The ABA has committed itself to the effort, but the association still is formulating its plans. A first step already under way is helping to draft new regulations and standards of practice that will govern private lawyers representing veterans in administrative appeals, says Ronald L. Smith, who co-chairs the Veterans Affairs Com­­mittee in the ABA Sec­tion of Administrative Law and Regulatory Practice. He is also deputy general counsel of Disabled American Veterans.

The ABA has pledged to help train private lawyers to represent veterans in administrative benefits appeals at the VA, and a number of state and local bar associations are also expected to be involved in this effort.

Stichman, who is also a co-chair of the section’s Veterans Affairs Committee, predicts that the ABA and other bars will work with veterans service organizations that have existing lawyer training programs.

Nevertheless, at least initially, “I don’t see a ton of lawyers getting involved,” Mailander says. “Just the fact that it’s been a closed system for 100 years” means “there are not a lot of lawyers that have any exposure or experience with this area,” he adds.

Handling veterans benefits claims is likely to be a particularly good fit for a lawyer whose practice currently focuses on Social Security disability or workers’ compensation cases, Roberts says.

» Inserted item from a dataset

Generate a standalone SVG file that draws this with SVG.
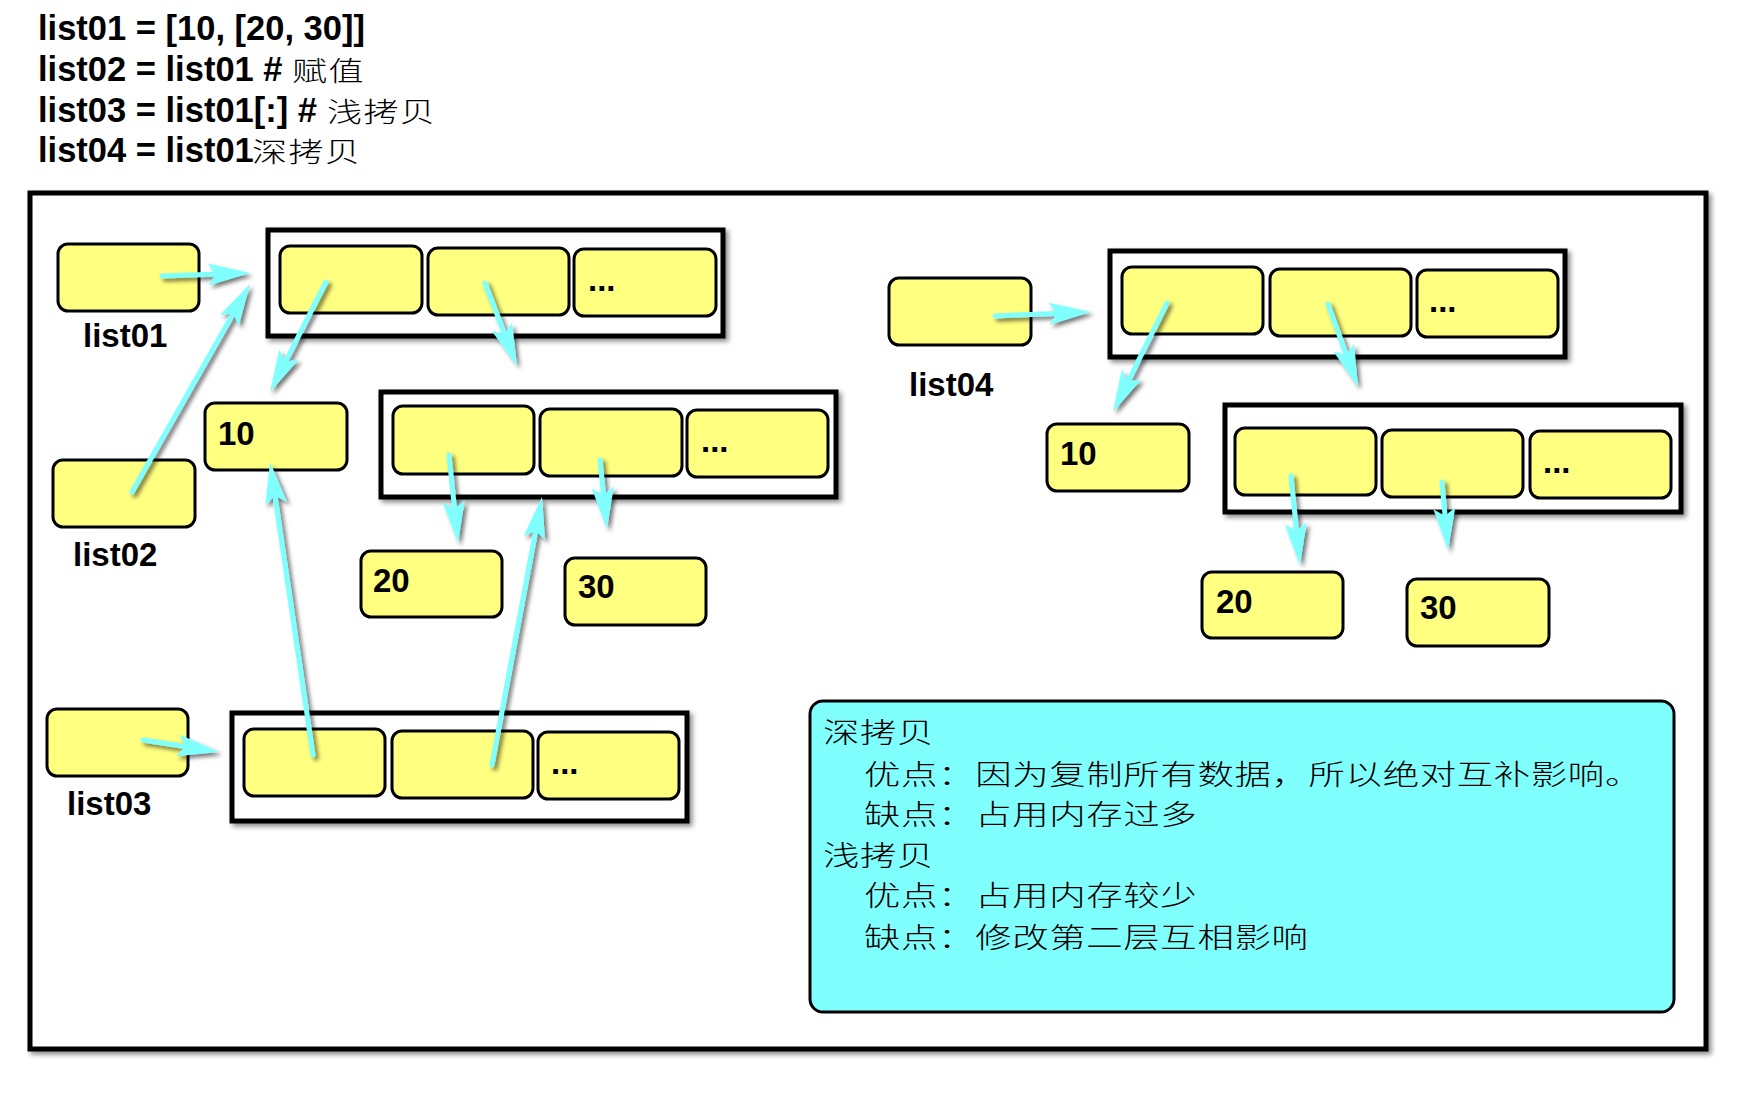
<svg xmlns="http://www.w3.org/2000/svg" width="1755" height="1110" viewBox="0 0 1755 1110">
<defs>
<style>
.code{font-family:"Liberation Sans",Arial,sans-serif;font-weight:bold;font-size:34.5px;fill:#000}
.cjk{font-family:"Noto Sans CJK SC",sans-serif;font-weight:300;font-size:27px;letter-spacing:1px;fill:#000}
.lbl{font-family:"Liberation Sans",Arial,sans-serif;font-weight:bold;font-size:33px;fill:#000}
.cell{fill:#FFFF80;stroke:#000;stroke-width:3}
.cont{fill:#fff;stroke:#000;stroke-width:5}
.info{fill:#80FFFF;stroke:#000;stroke-width:3}
.itxt{font-family:"Noto Sans CJK SC",sans-serif;font-weight:300;font-size:28px;letter-spacing:0.5px;fill:#000}
.arr{stroke:#80FFFF;stroke-width:5;stroke-linecap:round;fill:none;marker-end:url(#ah)}
</style>
<filter id="sh" x="-5%" y="-5%" width="115%" height="120%">
<feDropShadow dx="3" dy="3" stdDeviation="2.5" flood-color="#000" flood-opacity="0.45"/>
</filter>
<filter id="ash" x="-20%" y="-20%" width="150%" height="150%">
<feDropShadow dx="3" dy="3" stdDeviation="2" flood-color="#000" flood-opacity="0.55"/>
</filter>
<marker id="ah" markerUnits="userSpaceOnUse" markerWidth="80" markerHeight="40" viewBox="0 0 80 40" refX="40" refY="20" orient="auto" overflow="visible">
<path d="M70,20 L28,9 L36,20 L28,31 Z" fill="#80FFFF"/>
</marker>
</defs>
<rect width="1755" height="1110" fill="#fff"/>

<g id="code">
<text class="code" x="38" y="40">list01 = [10, [20, 30]]</text>
<text class="code" x="38" y="81">list02 = list01 #</text>
<text class="cjk" transform="translate(292,81) scale(1.3,1)">赋值</text>
<text class="code" x="38" y="122">list03 = list01[:] #</text>
<text class="cjk" transform="translate(327,122) scale(1.3,1)">浅拷贝</text>
<text class="code" x="38" y="162">list04 = list01</text>
<text class="cjk" transform="translate(252,162) scale(1.3,1)">深拷贝</text>
</g>

<g id="frame">
<rect x="30" y="193" width="1676" height="856" fill="#fff" stroke="#000" stroke-width="5" filter="url(#sh)"/>
</g>

<g id="list01">
<rect class="cell" x="58" y="244" width="141" height="67" rx="10"/>
<text class="lbl" x="83" y="347">list01</text>
</g>
<g id="list02">
<rect class="cell" x="53" y="460" width="142" height="67" rx="10"/>
<text class="lbl" x="73" y="566">list02</text>
</g>
<g id="list03">
<rect class="cell" x="47" y="709" width="141" height="67" rx="10"/>
<text class="lbl" x="67" y="815">list03</text>
</g>
<g id="list04">
<rect class="cell" x="889" y="278" width="142" height="67" rx="10"/>
<text class="lbl" x="909" y="396">list04</text>
</g>

<g id="outer-list-a">
<rect class="cont" x="268" y="230" width="455" height="106" filter="url(#sh)"/>
<rect class="cell" x="280" y="246" width="142" height="67" rx="10"/>
<rect class="cell" x="428" y="248" width="141" height="67" rx="10"/>
<rect class="cell" x="574" y="249" width="142" height="67" rx="10"/>
<text class="lbl" x="588" y="291">...</text>
</g>

<g id="inner-list-a">
<rect class="cont" x="381" y="392" width="455" height="105" filter="url(#sh)"/>
<rect class="cell" x="393" y="406" width="141" height="68" rx="10"/>
<rect class="cell" x="540" y="409" width="142" height="67" rx="10"/>
<rect class="cell" x="687" y="410" width="141" height="67" rx="10"/>
<text class="lbl" x="701" y="452">...</text>
</g>

<g id="outer-list-b">
<rect class="cont" x="232" y="713" width="455" height="108" filter="url(#sh)"/>
<rect class="cell" x="244" y="729" width="141" height="67" rx="10"/>
<rect class="cell" x="392" y="731" width="141" height="67" rx="10"/>
<rect class="cell" x="538" y="732" width="141" height="67" rx="10"/>
<text class="lbl" x="551" y="774">...</text>
</g>

<g id="outer-list-c">
<rect class="cont" x="1110" y="251" width="455" height="106" filter="url(#sh)"/>
<rect class="cell" x="1122" y="267" width="141" height="67" rx="10"/>
<rect class="cell" x="1270" y="269" width="141" height="67" rx="10"/>
<rect class="cell" x="1417" y="270" width="141" height="67" rx="10"/>
<text class="lbl" x="1429" y="312">...</text>
</g>

<g id="inner-list-c">
<rect class="cont" x="1225" y="405" width="456" height="107" filter="url(#sh)"/>
<rect class="cell" x="1235" y="428" width="141" height="67" rx="10"/>
<rect class="cell" x="1382" y="430" width="141" height="67" rx="10"/>
<rect class="cell" x="1530" y="431" width="141" height="67" rx="10"/>
<text class="lbl" x="1543" y="473">...</text>
</g>

<g id="val10-left">
<rect class="cell" x="205" y="403" width="142" height="67" rx="10"/>
<text class="lbl" x="218" y="445">10</text>
</g>
<g id="val20-left">
<rect class="cell" x="361" y="551" width="141" height="66" rx="10"/>
<text class="lbl" x="373" y="592">20</text>
</g>
<g id="val30-left">
<rect class="cell" x="565" y="558" width="141" height="67" rx="10"/>
<text class="lbl" x="578" y="598">30</text>
</g>
<g id="val10-right">
<rect class="cell" x="1047" y="424" width="142" height="67" rx="10"/>
<text class="lbl" x="1060" y="465">10</text>
</g>
<g id="val20-right">
<rect class="cell" x="1202" y="572" width="141" height="66" rx="10"/>
<text class="lbl" x="1216" y="613">20</text>
</g>
<g id="val30-right">
<rect class="cell" x="1407" y="579" width="142" height="67" rx="10"/>
<text class="lbl" x="1420" y="619">30</text>
</g>

<g id="notes">
<rect class="info" x="810" y="701" width="864" height="311" rx="13"/>
<text class="itxt" transform="translate(823,743) scale(1.3,1)">深拷贝</text>
<text class="itxt" transform="translate(864,785) scale(1.3,1)">优点：因为复制所有数据，所以绝对互补影响。</text>
<text class="itxt" transform="translate(864,825) scale(1.3,1)">缺点：占用内存过多</text>
<text class="itxt" transform="translate(823,866) scale(1.3,1)">浅拷贝</text>
<text class="itxt" transform="translate(864,906) scale(1.3,1)">优点：占用内存较少</text>
<text class="itxt" transform="translate(864,948) scale(1.3,1)">缺点：修改第二层互相影响</text>
</g>

<g id="connectors" filter="url(#ash)">
<line class="arr" x1="162" y1="276" x2="220.0" y2="274.0"/>
<line class="arr" x1="132" y1="492" x2="235.2" y2="310.1"/>
<line class="arr" x1="326" y1="282" x2="283.6" y2="365.3"/>
<line class="arr" x1="485" y1="283" x2="506.2" y2="338.0"/>
<line class="arr" x1="449" y1="455" x2="455.0" y2="513.2"/>
<line class="arr" x1="600" y1="460" x2="604.0" y2="499.2"/>
<line class="arr" x1="143" y1="740" x2="189.4" y2="747.3"/>
<line class="arr" x1="313" y1="755" x2="274.4" y2="491.7"/>
<line class="arr" x1="492" y1="765" x2="536.5" y2="526.5"/>
<line class="arr" x1="995" y1="316" x2="1061.0" y2="313.2"/>
<line class="arr" x1="1167" y1="303" x2="1126.3" y2="385.1"/>
<line class="arr" x1="1328" y1="304" x2="1347.8" y2="358.8"/>
<line class="arr" x1="1291" y1="476" x2="1297.0" y2="535.1"/>
<line class="arr" x1="1442" y1="482" x2="1445.4" y2="520.1"/>
</g>
</svg>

There should be plenty of cases to go around, she says, noting that it already is her organization’s policy to look for private attorneys to handle certain claims. Joseph Morrison, a lawyer in Dallas who now largely does Social Security disability and personal injury work, is anticipating the possibility of taking referrals from local veterans service organizations looking to reduce their caseloads and pass along particularly challenging cases to private attorneys.

“The veterans service organizations do a great job, especially here in Texas. We’ve got a strong network,” Morrison says. “We just want to work beside them, to really complement the work they’re doing, in no way supplanting them.”